As well as being a fierce Tony Abbott loyalist and social media enthusiast, Michael Cooke is a full-time senior member of the Administrative Appeals Tribunal.
He was appointed first to the Migration Review Tribunal/Refugee Review Tribunal in 2014, during Abbott’s tenure as Prime Minister, before being shifted to the newly expanded AAT in 2015. Here, he now works in the tribunal’s migration and refugee division, where he rules on appeals from Department of Home Affairs visa decisions in a position that commands prestige, power and an annual salary of up to $385,000.
Unlike most of the tribunal’s senior members, Michael Cooke has no legal qualifications. His early work experience includes time as a Qantas steward where, at the age of 33, he was selected to accompany Pope John Paul II on the pontiff’s return flight after touring Australia in 1986. “What can you say about this guy? Definitely one of the greatest moments in my life,” Cooke later wrote.
Cooke’s publicly accessible Facebook page provides a window into the worldview of someone whose statutory role is governed by a conduct guide requiring that an AAT member’s actions are “not biased and do not give rise to an apprehension of bias”, conduct their private interests “so as to avoid situations which would bring the AAT into disrepute”, and should “avoid any activities, interests or associations which may undermine public confidence in the impartial performance of their Tribunal responsibilities”.

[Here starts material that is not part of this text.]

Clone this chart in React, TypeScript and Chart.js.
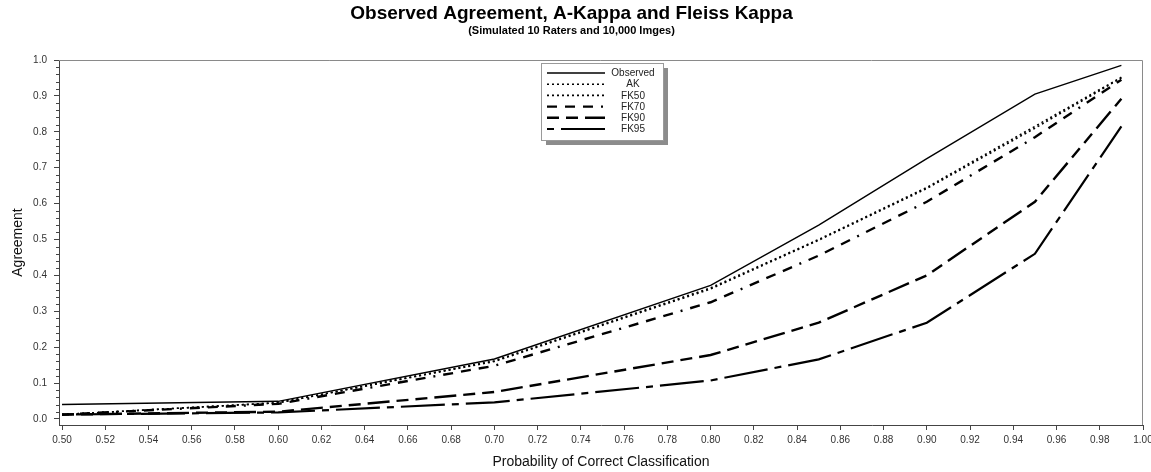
import React, { useEffect, useRef } from "react";
import { Chart, registerables } from "chart.js";

Chart.register(...registerables);

const TITLE = "Observed Agreement, A-Kappa and Fleiss Kappa";
const SUBTITLE = "(Simulated 10 Raters and 10,000 Imges)";
const X_TITLE = "Probability of Correct Classification";
const Y_TITLE = "Agreement";

const PROB = [0.5, 0.6, 0.7, 0.8, 0.85, 0.9, 0.95, 0.99];
const OBSERVED = [0.04, 0.049, 0.167, 0.372, 0.54, 0.725, 0.905, 0.985];
const AK = [0.012, 0.045, 0.162, 0.365, 0.5, 0.645, 0.815, 0.952];
const FK50 = [0.012, 0.045, 0.16, 0.362, 0.498, 0.642, 0.81, 0.95];
const FK70 = [0.012, 0.042, 0.148, 0.325, 0.455, 0.605, 0.785, 0.945];
const FK90 = [0.012, 0.02, 0.075, 0.178, 0.268, 0.4, 0.605, 0.892];
const FK95 = [0.012, 0.018, 0.046, 0.107, 0.166, 0.268, 0.46, 0.815];

const X_TICKS = [0.5, 0.52, 0.54, 0.56, 0.58, 0.6, 0.62, 0.64, 0.66, 0.68, 0.7, 0.72, 0.74, 0.76, 0.78, 0.8, 0.82, 0.84, 0.86, 0.88, 0.9, 0.92, 0.94, 0.96, 0.98, 1.0];
const Y_TICKS = [0.0, 0.1, 0.2, 0.3, 0.4, 0.5, 0.6, 0.7, 0.8, 0.9, 1.0];

const FONT = "'Liberation Sans', Arial, Helvetica, sans-serif";

type SeriesDef = { label: string; data: number[]; dash: number[]; width: number };

const SERIES: SeriesDef[] = [
  { label: "Observed", data: OBSERVED, dash: [], width: 1.4 },
  { label: "AK", data: AK, dash: [2, 3], width: 1.6 },
  { label: "FK50", data: FK50, dash: [2, 3], width: 1.6 },
  { label: "FK70", data: FK70, dash: [10, 8, 10, 8, 10, 8, 2, 8], width: 2.4 },
  { label: "FK90", data: FK90, dash: [12, 7, 12, 7, 22, 7], width: 2.4 },
  { label: "FK95", data: FK95, dash: [7, 7, 44, 7], width: 2.2 },
];

const framePlugin = {
  id: "frameAndMinor",
  afterDraw(chart: any) {
    const { ctx, chartArea } = chart;
    const y = chart.scales.y;
    ctx.save();
    ctx.strokeStyle = "#8a8a8a";
    ctx.lineWidth = 1;
    ctx.beginPath();
    ctx.moveTo(chartArea.left, chartArea.top + 0.5);
    ctx.lineTo(chartArea.right - 0.5, chartArea.top + 0.5);
    ctx.lineTo(chartArea.right - 0.5, chartArea.bottom);
    ctx.stroke();
    ctx.strokeStyle = "#444";
    ctx.beginPath();
    for (let i = 0; i <= 50; i++) {
      if (i % 5 === 0) continue;
      const py = Math.round(y.getPixelForValue(i * 0.02)) + 0.5;
      ctx.moveTo(chartArea.left - 3, py);
      ctx.lineTo(chartArea.left, py);
    }
    ctx.stroke();
    ctx.restore();
  },
};

const legendPlugin = {
  id: "boxLegend",
  afterDatasetsDraw(chart: any) {
    const { ctx } = chart;
    const bx = 541, by = 63, bw = 122, bh = 77;
    ctx.save();
    ctx.fillStyle = "#8c8c8c";
    ctx.fillRect(bx + 5, by + 5, bw, bh);
    ctx.fillStyle = "#ffffff";
    ctx.fillRect(bx, by, bw, bh);
    ctx.strokeStyle = "#9a9a9a";
    ctx.lineWidth = 1;
    ctx.strokeRect(bx + 0.5, by + 0.5, bw, bh);
    ctx.font = `10px ${FONT}`;
    ctx.textAlign = "center";
    ctx.textBaseline = "middle";
    SERIES.forEach((s, i) => {
      const ly = by + 10 + i * 11.2;
      ctx.strokeStyle = "#000";
      ctx.lineWidth = s.width;
      ctx.setLineDash(s.dash);
      ctx.beginPath();
      ctx.moveTo(547, ly);
      ctx.lineTo(605, ly);
      ctx.stroke();
      ctx.setLineDash([]);
      ctx.fillStyle = "#222";
      ctx.fillText(s.label, 633, ly + 0.5);
    });
    ctx.restore();
  },
};

export default function App() {
  const ref = useRef<HTMLCanvasElement | null>(null);

  useEffect(() => {
    if (!ref.current) return;
    const chart = new Chart(ref.current, {
      type: "line",
      data: {
        datasets: SERIES.map((s) => ({
          label: s.label,
          data: PROB.map((p, i) => ({ x: p, y: s.data[i] })),
          borderColor: "#000",
          borderWidth: s.width,
          borderDash: s.dash,
          pointRadius: 0,
          fill: false,
          tension: 0,
        })),
      },
      plugins: [framePlugin, legendPlugin],
      options: {
        animation: false,
        responsive: false,
        layout: { padding: { left: 0, right: 8, top: 0, bottom: 0 } },
        plugins: {
          legend: { display: false },
          tooltip: { enabled: false },
          title: {
            display: true,
            text: TITLE,
            color: "#000",
            font: { family: FONT, size: 19, weight: "bold", lineHeight: 1.1 },
            padding: { top: 3, bottom: 0 },
          },
          subtitle: {
            display: true,
            text: SUBTITLE,
            color: "#000",
            font: { family: FONT, size: 11, weight: "bold", lineHeight: 1.2 },
            padding: { top: 0, bottom: 22.9 },
          },
        },
        scales: {
          x: {
            type: "linear",
            min: 0.4986,
            max: 1.0,
            afterFit(scale: any) {
              scale.height = 47;
              scale.paddingLeft = 0;
              scale.paddingRight = 0;
            },
            afterBuildTicks(scale: any) {
              scale.ticks = X_TICKS.map((v) => ({ value: v }));
            },
            ticks: {
              autoSkip: false,
              maxRotation: 0,
              padding: 4,
              color: "#333",
              font: { family: FONT, size: 10 },
              callback: (v: any) => Number(v).toFixed(2),
            },
            grid: { drawOnChartArea: false, drawTicks: true, tickLength: 5, color: "#444" },
            border: { display: true, color: "#444" },
            title: {
              display: true,
              text: X_TITLE,
              color: "#111",
              font: { family: FONT, size: 14 },
              padding: { top: 0, bottom: 1 },
            },
          },
          y: {
            type: "linear",
            min: -0.017,
            max: 1.0,
            afterFit(scale: any) {
              scale.width = 59;
              scale.paddingTop = 0;
              scale.paddingBottom = 0;
            },
            afterBuildTicks(scale: any) {
              scale.ticks = Y_TICKS.map((v) => ({ value: v }));
            },
            ticks: {
              autoSkip: false,
              padding: 7,
              color: "#333",
              font: { family: FONT, size: 10 },
              callback: (v: any) => Number(v).toFixed(1),
            },
            grid: { drawOnChartArea: false, drawTicks: true, tickLength: 5, color: "#444" },
            border: { display: true, color: "#444" },
            title: {
              display: true,
              text: Y_TITLE,
              color: "#111",
              font: { family: FONT, size: 14 },
              padding: { top: 10, bottom: 0 },
            },
          },
        },
      } as any,
    });
    return () => chart.destroy();
  }, []);

  return (
    <div style={{ position: "absolute", left: 0, top: 0, width: 1151, height: 472, background: "#fff" }}>
      <canvas ref={ref} width={1151} height={472} />
    </div>
  );
}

On Facebook, Cooke follows groups that include CPAC Australia (the right-wing organisation which recently hosted leading Brexit figure Nigel Farage, among others), Breitbart (the US alt-right news site), Monash Forum (an anti-renewable energy grouping of conservative politicians), Advance Australia (a libertarian political organisation that campaigned against Zali Steggall for the seat of Warringah), Fox TV host Sean Hannity and conservative Sky television host Paul Murray.
Cooke also follows ‘Tony Abbott’s Support Page’ and ‘I Stand with Tony Abbott’ on Facebook, pages dedicated to the political vision and works of the former prime minister.
Inq sought comment from the AAT on Cooke’s social media posts about Zali Steggall.
In a short written statement, a spokesperson said members were expected to observe the AAT Conduct Guide, but refused to comment on whether Cooke had breached the guidelines, or if his Facebook posts undermined the tribunal’s independence and integrity of the AAT.
The AAT also refused to comment on a recent High Court ruling that a public official posting material online, particularly on social media websites, should assume that “at some point, his or her identity and the nature of his or her employment will be revealed” even if they posted anonymously.
Cooke shares religious as well as political ties with Tony Abbott. Both attended Jesuit-run schools on Sydney’s north shore.
By the late 1990s, Cooke was accompanying Abbott on electorate duties. Dr Peter McDonald, then an independent member of state parliament, told Inq that Cooke was Abbott’s “seat warmer” at local functions — “he was an acolyte of Abbott’s”, he said.
In 2000, with Tony Abbott a minister in the Howard government, Cooke landed a job at the Migration Review Tribunal and, later, the Refugee Review Tribunal where he was employed as member for a decade.
A published description of Cooke’s qualifications in one of the tribunal’s annual reports is notably short on detail: “Michael Cooke was previously an adviser to a Federal Minister,” it reads, without naming Abbott. “He has also worked as a flight attendant (International) with Qantas Airways, a steel worker in Wollongong and as a school teacher in Western Sydney. He has had a long-term interest in immigration and has had an involvement with Manly Warringah ethnic communities.”
Inq twice approached Michael Cooke for comment about his social media posts, but he did not respond. Inq is not suggesting, or has any evidence to suggest, that Cooke is anything but a competent member of the AAT.